▶ **Goal**:
All lines from the beginning of the listing through the line with "import plotly.graph_objects as go" are to be copied word for word; the pictures are not.

▶ **Supplied data**:
_ _ _ _

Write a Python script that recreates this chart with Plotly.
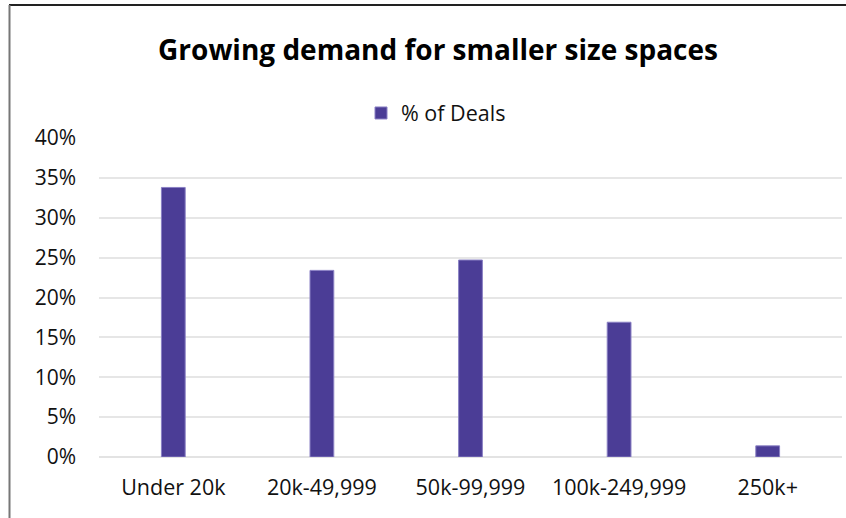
import plotly.graph_objects as go

categories = ["Under 20k", "20k-49,999", "50k-99,999", "100k-249,999", "250k+"]
pct_deals = [0.338, 0.234, 0.247, 0.169, 0.014]
y_ticks = [0, 0.05, 0.10, 0.15, 0.20, 0.25, 0.30, 0.35, 0.40]
y_tick_labels = ["0%", "5%", "10%", "15%", "20%", "25%", "30%", "35%", "40%"]

W, H = 846, 518
L, R, T, B = 99, 4, 138, 61
pw, ph = W - L - R, H - T - B

def px_x(p):
    return (p - L) / pw

def px_y(p):
    return (H - B - p) / ph

fig = go.Figure()
fig.add_trace(go.Bar(
    x=categories, y=pct_deals, name="% of Deals",
    marker=dict(color="#4B3D96", line=dict(color="#8A80C4", width=1)),
    width=0.16,
))

fig.update_layout(
    width=W, height=H,
    margin=dict(l=L, r=R, t=T, b=B),
    paper_bgcolor="white", plot_bgcolor="white",
    font=dict(family="Open Sans", size=21.5, color="#111111"),
    title=dict(text="<b>Growing demand for smaller size spaces</b>",
               x=438 / W, xanchor="center", xref="container",
               y=1 - 50 / H, yanchor="middle", yref="container",
               font=dict(size=28, color="black", family="Open Sans")),
    showlegend=True,
    legend=dict(orientation="h", x=px_x(361), xanchor="left",
                y=px_y(113), yanchor="middle", font=dict(size=21.5),
                bgcolor="rgba(0,0,0,0)"),
    bargap=0.84,
)
fig.update_xaxes(showline=False, ticks="", showgrid=False,
                 tickfont=dict(size=21.5), ticklabelstandoff=15)
fig.update_yaxes(range=[0, 0.40], tickvals=y_ticks, ticktext=y_tick_labels,
                 showgrid=True, gridcolor="#E6E6E6", gridwidth=1.5,
                 zeroline=True, zerolinecolor="#E3E3E3", zerolinewidth=1.5,
                 ticks="", ticklabelstandoff=22, tickfont=dict(size=21))

# chart border (top and left)
fig.add_shape(type="line", xref="paper", yref="paper",
              x0=px_x(9), x1=px_x(846), y0=px_y(5), y1=px_y(5),
              line=dict(color="#222222", width=2))
fig.add_shape(type="line", xref="paper", yref="paper",
              x0=px_x(9.5), x1=px_x(9.5), y0=px_y(5), y1=px_y(518),
              line=dict(color="#777777", width=2))

fig.write_html("out.html")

_ _ _ _

▶ **The result**:
Write a Python script that recreates this chart with Plotly.
import plotly.graph_objects as go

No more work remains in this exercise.